In search of the essence of the holiday on Aruba, I really wanted to join the happening. I knew the procession was leading to a secluded chapel, Aruba’s oldest, originally built in 1750, home of an ancient cross said to date back to Spanish colonial times. I also knew about the unique relationship Arubans, especially women, have with that chapel, dedicated to the venerated Mother of God.

So, I woke up at 4:30 am to walk up the Alto Vista hill to the high plain overlooking the turbulent north coast. On my way to the moonlit top, I joined hundreds of quiet, island residents in small groups and some on their own, trekking up the winding road with its 14 white cross stations marking the mythical events that occurred on Jesus’ way to the crucifixion site. They were young and old, in their sneakers and T-shirts, babies in arms, old people on crutches, silently making their way uphill to the windy, rugged top to pay homage to Our Lady of Alto Vista on the day her son died.

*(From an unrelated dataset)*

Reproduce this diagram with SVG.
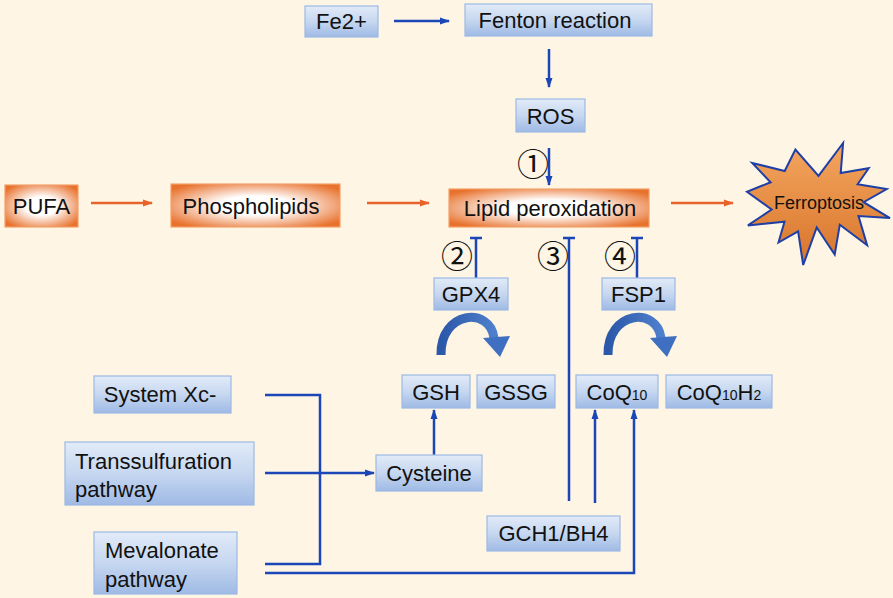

The tiny chapel already had a handful of worshipers huddled inside, among them, cradling his guitar, Etty Toppenberg, one of the island’s finest musicians. Etty gently strummed the instrument in the dark. Later, sitting on the plain stone bench outside, Etty said, “I come here every single day of the year at different hours to thank the Lady of Alto Vista for my gift of music. I have also been coming here as a pilgrim on Good Friday since childhood, just the way my father taught me. This is my spiritual retreat. I have traveled the world from the mountains of Nepal to the slums of Mexico City, and I have never experienced anything as magical as this. I come here to listen to myself and find answers to questions that baffle me down there in the din of town. I lost my eldest brother to a senseless accident this year, and life will never be the same without him. I come here to the chapel to find the serenity and acceptance that I long for and need.” I could hardly make out Etty’s face in the moonlight, but his voice was solemn and sincere. “I come here often, too,” offered a total stranger, who had been sharing our bench for a short while now. “In my youth, I walked the wild side; fast cars and street life lured me away from school. When I got arrested for joyriding a car, my mother, a simple woman who had no education and no legal council, pleaded with the judge to reduce my sentence. She only had the Lady of Alto Vista at her side when she cried in the courtroom and pleaded for mitigating circumstances. I will never forget how she cried. I know it was She who influenced the judge to send me home and back to school,” concluded our fellow pilgrim.

Etty said that before the day is over, there will be over 8,000 people visiting the patron mother of the windy hill. After all, Aruba is a very matriarchal society. Women have always been the backbone of the island’s family life, and in recent years, a powerful economic force as well. According to the 1991 population census, of the island’s 57,452 Roman Catholics, 29,032 are women. Definitely not a minority.

Devout Catholics in Aruba fast on Good Friday until 3 pm, which, according to Mark 15:25, is the hour when Jesus was crucified. Traditionally, all food for the Good Friday family dinner has to be prepared a day ahead of time. Typically fish appears on the menu. Absolutely no fowl or red meat is served.

Ingrid, –my coworker at The News, recites an old folktale that is public knowledge on Aruba. When swimming on Good Friday, one immediately turns into a fish. Even worse, swimming at 3 pm guarantees instant death by drowning. A friend whose name shall remain secret seriously recalls his mother emotionally advocating sexual abstinence on Good Friday. In the old days, bars and restaurants closed and people tended to stay home and reflect.

Trekking up the hill to Alto Vista, I met a lot of my friends. It was a democratic sort of experience. A pilgrimage of equals, an expression of the people’s true spirit of cooperation and self-empowering faith. It was just the way Aruba is: orderly, friendly, open, tolerant, and organized, but not overly organized. Happy to be living in Aruba, I pledged to get my entire family up at 4:30 am next year for a celebration of unity, calm, and devotion symbolizing the female aspect of God.